◆ Entries with chart source code
====

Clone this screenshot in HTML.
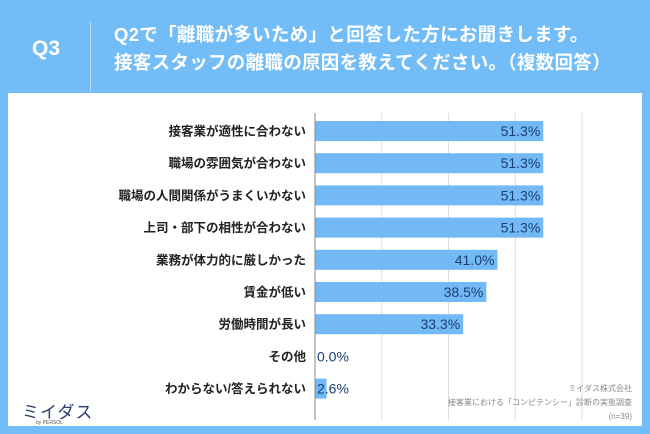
<!DOCTYPE html>
<html><head><meta charset="utf-8"><style>
body{margin:0;width:650px;height:434px;background:#72bdf8;font-family:"Liberation Sans","Noto Sans CJK JP",sans-serif;position:relative;overflow:hidden}
.abs{position:absolute}
</style></head><body>
<div class="abs" style="left:32px;top:37px;color:#fff;font-size:21px;font-weight:bold">Q3</div>
<div class="abs" style="left:90px;top:22px;width:1px;height:70px;background:#b9dcfa"></div>
<div class="abs" style="left:114px;top:21px;color:#fff;font-size:18.5px;font-weight:bold;line-height:28px;white-space:nowrap;letter-spacing:0.3px">Q2で「離職が多いため」と回答した方にお聞きします。<br>接客スタッフの離職の原因を教えてください。（複数回答）</div>
<div class="abs" style="left:8px;top:93px;width:634px;height:333px;background:#fff"></div>
<svg class="abs" style="left:0;top:0" width="650" height="434" id="chart"></svg>
<div class="abs" style="left:22px;top:398px;color:#2b3e6a;font-size:17px;letter-spacing:1px">ミイダス</div>
<div class="abs" style="left:36px;top:420px;color:#555;font-size:5px">by PERSOL</div>
<div class="abs" style="right:18px;top:382px;color:#888;font-size:8px;line-height:14px;text-align:right">ミイダス株式会社<br>接客業における「コンピテンシー」診断の実態調査<br>(n=39)</div>
<script>
const categories=["接客業が適性に合わない","職場の雰囲気が合わない","職場の人間関係がうまくいかない","上司・部下の相性が合わない","業務が体力的に厳しかった","賃金が低い","労働時間が長い","その他","わからない/答えられない"];
const values=[51.3,51.3,51.3,51.3,41.0,38.5,33.3,0.0,2.6];
const gridTicks=[15,30,45,60];
const svg=document.getElementById('chart');
const NS='http://www.w3.org/2000/svg';
const x0=315,xMax=60,pxW=267;
const x=v=>x0+v/xMax*pxW;
const rowY=i=>131+i*32.2;
function mk(t,a){const e=document.createElementNS(NS,t);for(const k in a)e.setAttribute(k,a[k]);svg.appendChild(e);return e;}
gridTicks.forEach(t=>{const l=mk('line',{x1:x(t),x2:x(t),y1:113,y2:420,stroke:'#ddd','stroke-width':1});

});
categories.forEach((c,i)=>{
const y=rowY(i);
const r=mk('rect',{x:x0,y:y-10,width:x(values[i])-x0,height:20,fill:'#72b9f5'});


const lb=mk('text',{x:306,y:y+4.5,'text-anchor':'end','font-size':12.5,'font-weight':'bold',fill:'#222'});lb.textContent=c;


const small=values[i]<10;
const vt=mk('text',{x:small?x0+2:x(values[i])-3,y:y+5,'text-anchor':small?'start':'end','font-size':14,fill:'#1d3f72'});vt.textContent=values[i].toFixed(1)+'%';


});
const ax=mk('line',{x1:x0,x2:x0,y1:113,y2:420,stroke:'#888','stroke-width':1});


</script>
</body></html>
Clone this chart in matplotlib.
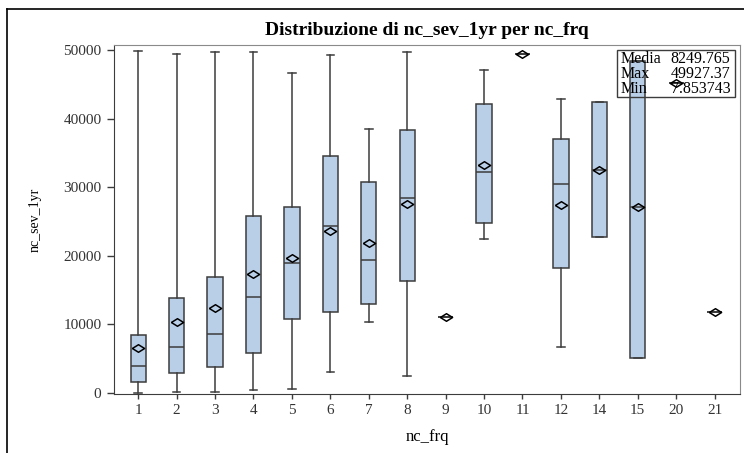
import matplotlib
matplotlib.use('Agg')
import matplotlib.pyplot as plt
from matplotlib.lines import Line2D
from matplotlib.patches import Rectangle

plt.rcParams['font.family'] = ['Liberation Serif', 'DejaVu Serif']

# nc_sev_1yr summary per nc_frq class
categories = ['1', '2', '3', '4', '5', '6', '7', '8', '9', '10', '11', '12', '14', '15', '20', '21']
whis_lo = [7.85, 100, 50, 390, 540, 2980, 10360, 2480, 11000, 22420, 49370, 6620, 22670, 5020, 45140, 11820]
q1 = [1520, 2920, 3700, 5840, 10800, 11730, 12990, 16340, 11000, 24710, 49370, 18240, 22670, 5020, 45140, 11820]
median = [3850, 6710, 8610, 13920, 18880, 24320, 19400, 28360, 11000, 32250, 49370, 30400, 32490, 27050, 45140, 11820]
q3 = [8420, 13860, 16930, 25780, 27140, 34530, 30790, 38330, 11000, 42080, 49370, 37010, 42370, 48350, 45140, 11820]
whis_hi = [49927.37, 49420, 49660, 49750, 46600, 49270, 38470, 49750, 11000, 47080, 49370, 42850, 42370, 48350, 45140, 11820]
means = [6520, 10360, 12310, 17270, 19610, 23590, 21890, 27530, 11000, 33270, 49370, 27390, 32510, 27050, 45140, 11820]

stat_names = ['Media', 'Max', 'Min']
stat_values = ['8249.765', '49927.37', '7.853743']

box_color = '#b9cfe8'
edge_color = '#3c3c3c'
diamond = [(-1, 0), (0, 0.62), (1, 0), (0, -0.62), (-1, 0)]

fig = plt.figure(figsize=(7.44, 4.53), dpi=100)
ax = fig.add_axes([114 / 744, 1 - 394 / 453, 626 / 744, 349 / 453])

stats = []
for i, cat in enumerate(categories):
    stats.append(dict(label=cat, whislo=whis_lo[i], q1=q1[i], med=median[i],
                      q3=q3[i], whishi=whis_hi[i], mean=means[i], fliers=[]))

ax.bxp(stats, positions=range(len(categories)), widths=0.4, capwidths=0.2,
       patch_artist=True, showfliers=False, showmeans=True,
       boxprops=dict(facecolor=box_color, edgecolor=edge_color, linewidth=1.1),
       medianprops=dict(color=edge_color, linewidth=1.1),
       whiskerprops=dict(color=edge_color, linewidth=1.1),
       capprops=dict(color=edge_color, linewidth=1.1),
       meanprops=dict(marker=diamond, markerfacecolor='none', markeredgecolor='black',
                      markersize=8.8, markeredgewidth=1.1, zorder=6))

ax.set_xlim(-0.63, 15.66)
ax.set_ylim(-190, 50730)
ax.set_yticks([0, 10000, 20000, 30000, 40000, 50000])
ax.tick_params(axis='x', length=3.5, width=1, color=edge_color, labelsize=11, pad=4,
               labelcolor='#333333')
ax.tick_params(axis='y', length=5, width=1, color=edge_color, labelsize=11, pad=4,
               labelcolor='#333333')

for side in ['left', 'bottom']:
    ax.spines[side].set_color(edge_color)
for side in ['top', 'right']:
    ax.spines[side].set_color('#8a8a8a')

ax.set_title('Distribuzione di nc_sev_1yr per nc_frq', fontsize=14, fontweight='bold', pad=7)
ax.set_xlabel('nc_frq', fontsize=12)
ax.set_ylabel('nc_sev_1yr', fontsize=10)
ax.xaxis.set_label_coords(0.5, -0.1)
ax.yaxis.set_label_coords(-0.115, 0.5)

# summary statistics inset
ax.add_patch(Rectangle((0.8035, 0.850), 0.1888, 0.1357, transform=ax.transAxes,
                       fill=False, edgecolor=edge_color, linewidth=1, zorder=5))
for row, (name, val) in enumerate(zip(stat_names, stat_values)):
    y = 0.960 - row * 0.0435
    ax.text(0.8088, y, name, transform=ax.transAxes, fontsize=11.5, va='center', ha='left', zorder=5)
    ax.text(0.9846, y, val, transform=ax.transAxes, fontsize=11.5, va='center', ha='right', zorder=5)

# outer frame
fig.add_artist(Line2D([7 / 744, 7 / 744], [0, 1 - 9 / 453], color='black', linewidth=1.2))
fig.add_artist(Line2D([7 / 744, 1], [1 - 9 / 453, 1 - 9 / 453], color='black', linewidth=1.2))

fig.savefig('out.png', dpi=100)
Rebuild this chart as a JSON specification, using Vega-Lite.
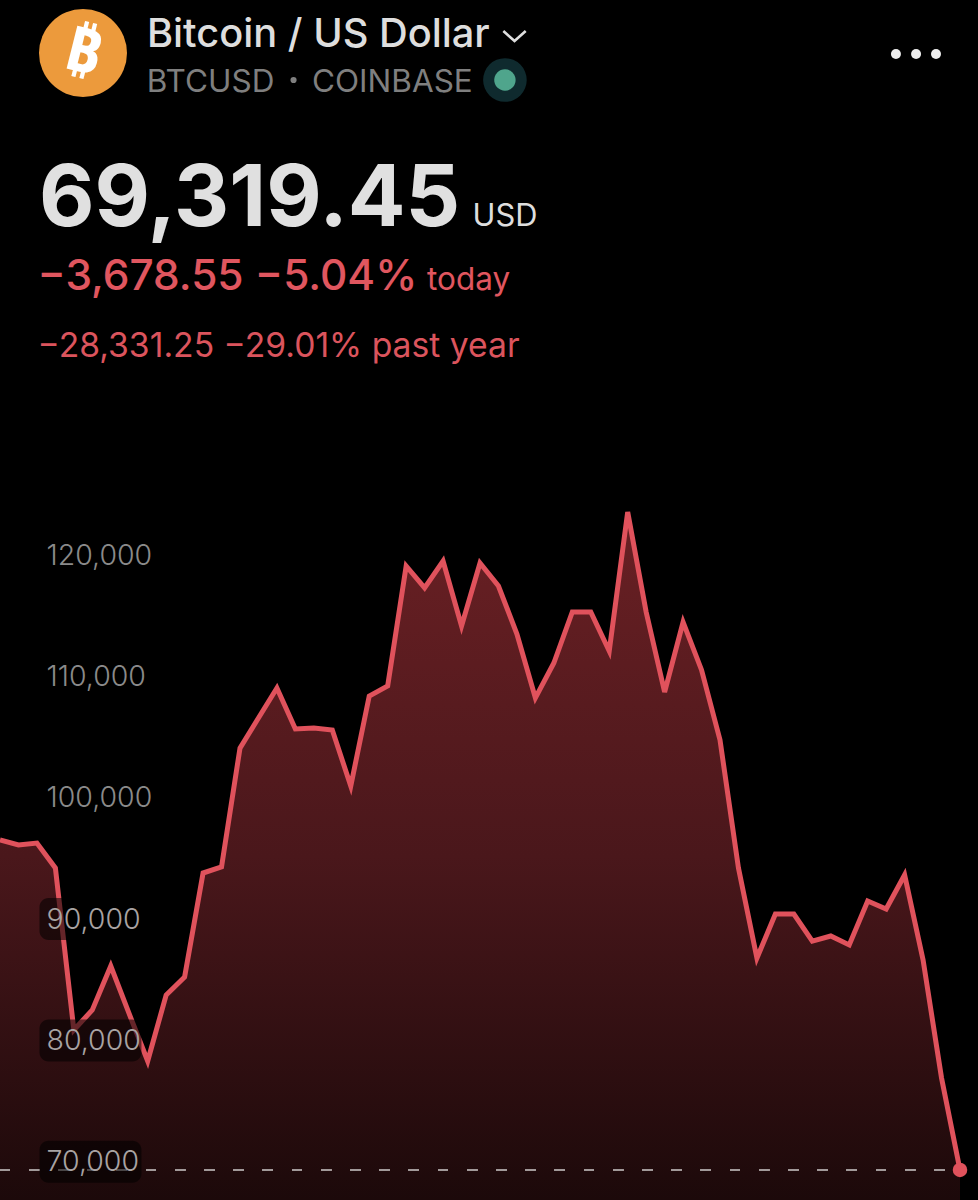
{
"$schema":"https://vega.github.io/schema/vega-lite/v6.json",
"autosize":{"type":"none"},
"width":978,"height":1200,"padding":0,"background":"#000000",
"config":{"view":{"stroke":null},"numberFormat":",","text":{"font":"Inter","align":"left","baseline":"alphabetic"},
 "axisY":{"title":null,"domain":false,"ticks":false,"tickSize":0,"grid":false,"labelAlign":"left","labelPadding":-46,"labelFont":"Inter","labelFontSize":28.5,"labelFontWeight":300,"labelOverlap":false,"labelBound":false,"labelFlush":false}},
"datasets":{"btc":[
{"week":0,"price":96520},{"week":1,"price":96110},{"week":2,"price":96270},{"week":3,"price":94210},{"week":4,"price":80860},{"week":5,"price":82510},{"week":6,"price":86130},{"week":7,"price":82180},{"week":8,"price":78300},{"week":9,"price":83740},{"week":10,"price":85230},{"week":11,"price":93800},{"week":12,"price":94300},{"week":13,"price":104100},{"week":14,"price":106580},{"week":15,"price":109050},{"week":16,"price":105670},{"week":17,"price":105750},{"week":18,"price":105590},{"week":19,"price":100970},{"week":20,"price":108390},{"week":21,"price":109220},{"week":22,"price":119110},{"week":23,"price":117300},{"week":24,"price":119520},{"week":25,"price":114160},{"week":26,"price":119360},{"week":27,"price":117460},{"week":28,"price":113500},{"week":29,"price":108230},{"week":30,"price":111110},{"week":31,"price":115320},{"week":32,"price":115320},{"week":33,"price":112100},{"week":34,"price":123560},{"week":35,"price":115320},{"week":36,"price":108720},{"week":37,"price":114490},{"week":38,"price":110540},{"week":39,"price":104770},{"week":40,"price":94210},{"week":41,"price":86790},{"week":42,"price":90420},{"week":43,"price":90420},{"week":44,"price":88190},{"week":45,"price":88610},{"week":46,"price":87870},{"week":47,"price":91490},{"week":48,"price":90830},{"week":49,"price":93640},{"week":50,"price":86630},{"week":51,"price":76900},{"week":52,"price":69319.45}
]},
"data":{"name":"btc"},
"layer":[
{"mark":{"type":"area","line":false,"fill":{"x1":0,"y1":0,"x2":0,"y2":1,"gradient":"linear","stops":[{"offset":0,"color":"#6a2024"},{"offset":0.5,"color":"#4a171b"},{"offset":1,"color":"#1c090a"}]}},
 "encoding":{"x":{"field":"week","type":"quantitative","scale":{"domain":[0,52.975],"nice":false},"axis":null},
 "y":{"field":"price","type":"quantitative","stack":null,"scale":{"domain":[66843,165771],"zero":false,"nice":false},
  "axis":{"values":[70000,80000,90000,100000,110000,120000],"format":",","labelExpr":"format(datum.value, ',')","zindex":1,"labelColor":{"condition":{"test":"datum.value <= 90000","value":"#a8a3a3"},"value":"#8a8a8a"}}},
 "y2":{"datum":66843}}},
{"mark":{"type":"rule","stroke":"#a39a9a","strokeWidth":1.5,"strokeDash":[10,19.2]},
 "encoding":{"x":{"datum":0,"type":"quantitative","axis":null},"x2":{"datum":52},"y":{"datum":69319.45,"type":"quantitative"}}},
{"mark":{"type":"line","stroke":"#e0525c","strokeWidth":5,"strokeJoin":"miter"},
 "encoding":{"x":{"field":"week","type":"quantitative","axis":null},"y":{"field":"price","type":"quantitative"}}},
{"transform":[{"filter":"datum.week == 52"}],"mark":{"type":"point","filled":true,"fill":"#e0525c","opacity":1,"size":210},
 "encoding":{"x":{"field":"week","type":"quantitative","axis":null},"y":{"field":"price","type":"quantitative"}}},
{"data":{"values":[{"level":70000},{"level":80000},{"level":90000}]},"mark":{"type":"rect","fill":"#000000","opacity":0.55,"width":102,"height":42,"cornerRadius":9},
 "encoding":{"x":{"datum":4.9,"type":"quantitative","axis":null},"y":{"field":"level","type":"quantitative"}}},
{"data":{"values":[{"name":"icon"}]},"mark":{"type":"point","filled":true,"fill":"#ec9a3c","opacity":1,"size":7744},
 "encoding":{"x":{"datum":4.496,"type":"quantitative","axis":null},"y":{"datum":161401,"type":"quantitative"}}},
{"data":{"values":[{"label":"₿"}]},"mark":{"type":"text","font":"Noto Sans","fontWeight":700,"fontSize":62,"fill":"#ffffff","angle":14,"align":"center","baseline":"middle"},
 "encoding":{"x":{"datum":4.496,"type":"quantitative","axis":null},"y":{"datum":161401,"type":"quantitative"},"text":{"field":"label"}}},
{"data":{"values":[{"label":"Bitcoin / US Dollar"}]},"mark":{"type":"text","fontSize":39.8,"fontWeight":500,"fill":"#dedede"},
 "encoding":{"x":{"datum":7.96,"type":"quantitative","axis":null},"y":{"datum":161937,"type":"quantitative"},"text":{"field":"label"}}},
{"data":{"values":[{"name":"chevron"}]},"mark":{"type":"point","filled":false,"stroke":"#dedede","strokeWidth":2.6,"opacity":1,"size":500,"shape":"M-1,-0.45L0,0.45L1,-0.45"},
 "encoding":{"x":{"datum":27.87,"type":"quantitative","axis":null},"y":{"datum":162800,"type":"quantitative"}}},
{"data":{"values":[{"label":"BTCUSD"}]},"mark":{"type":"text","fontSize":31.5,"fill":"#7f7f7f"},
 "encoding":{"x":{"datum":7.95,"type":"quantitative","axis":null},"y":{"datum":158212,"type":"quantitative"},"text":{"field":"label"}}},
{"data":{"values":[{"name":"sep"}]},"mark":{"type":"point","filled":true,"fill":"#7f7f7f","opacity":1,"size":38},
 "encoding":{"x":{"datum":15.9,"type":"quantitative","axis":null},"y":{"datum":159175,"type":"quantitative"}}},
{"data":{"values":[{"label":"COINBASE"}]},"mark":{"type":"text","fontSize":31.5,"fill":"#7f7f7f"},
 "encoding":{"x":{"datum":16.9,"type":"quantitative","axis":null},"y":{"datum":158212,"type":"quantitative"},"text":{"field":"label"}}},
{"data":{"values":[{"name":"halo"}]},"mark":{"type":"point","filled":true,"fill":"#0f2a2e","opacity":1,"size":1901},
 "encoding":{"x":{"datum":27.35,"type":"quantitative","axis":null},"y":{"datum":159175,"type":"quantitative"}}},
{"data":{"values":[{"name":"live"}]},"mark":{"type":"point","filled":true,"fill":"#4fa58c","opacity":1,"size":458},
 "encoding":{"x":{"datum":27.35,"type":"quantitative","axis":null},"y":{"datum":159175,"type":"quantitative"}}},
{"data":{"values":[{"slot":48.53},{"slot":49.62},{"slot":50.7}]},"mark":{"type":"point","filled":true,"fill":"#eeeeee","opacity":1,"size":100},
 "encoding":{"x":{"field":"slot","type":"quantitative","axis":null},"y":{"datum":161319,"type":"quantitative"}}},
{"data":{"values":[{"label":"69,319.45"}]},"mark":{"type":"text","fontSize":85.5,"fontWeight":700,"fill":"#e0e0e0"},
 "encoding":{"x":{"datum":2.11,"type":"quantitative","axis":null},"y":{"datum":147100,"type":"quantitative"},"text":{"field":"label"}}},
{"data":{"values":[{"label":"USD"}]},"mark":{"type":"text","fontSize":30.8,"fill":"#dedede"},
 "encoding":{"x":{"datum":25.6,"type":"quantitative","axis":null},"y":{"datum":147100,"type":"quantitative"},"text":{"field":"label"}}},
{"data":{"values":[{"label":"−3,678.55 −5.04%"}]},"mark":{"type":"text","fontSize":42.4,"fontWeight":500,"fill":"#e0565f"},
 "encoding":{"x":{"datum":2.03,"type":"quantitative","axis":null},"y":{"datum":141900,"type":"quantitative"},"text":{"field":"label"}}},
{"data":{"values":[{"label":"today"}]},"mark":{"type":"text","fontSize":31.5,"fill":"#e0565f"},
 "encoding":{"x":{"datum":23.13,"type":"quantitative","axis":null},"y":{"datum":141900,"type":"quantitative"},"text":{"field":"label"}}},
{"data":{"values":[{"label":"−28,331.25 −29.01% past year"}]},"mark":{"type":"text","fontSize":33.7,"fill":"#db545d"},
 "encoding":{"x":{"datum":2.03,"type":"quantitative","axis":null},"y":{"datum":136380,"type":"quantitative"},"text":{"field":"label"}}}
]
}
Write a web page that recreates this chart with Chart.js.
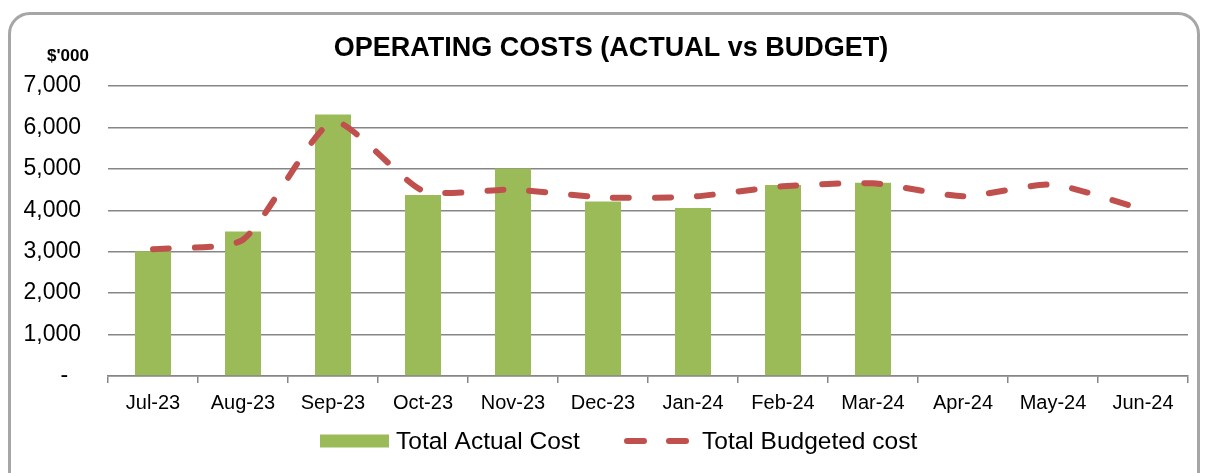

====

◆ SET EXERCISE
Filter the data, keeping only the lines that contain "matplotlib".

◆ THE ANSWER
Clone this chart in matplotlib.
import matplotlib
matplotlib.use('Agg')
import matplotlib.pyplot as plt
from matplotlib.lines import Line2D
from matplotlib.patches import Rectangle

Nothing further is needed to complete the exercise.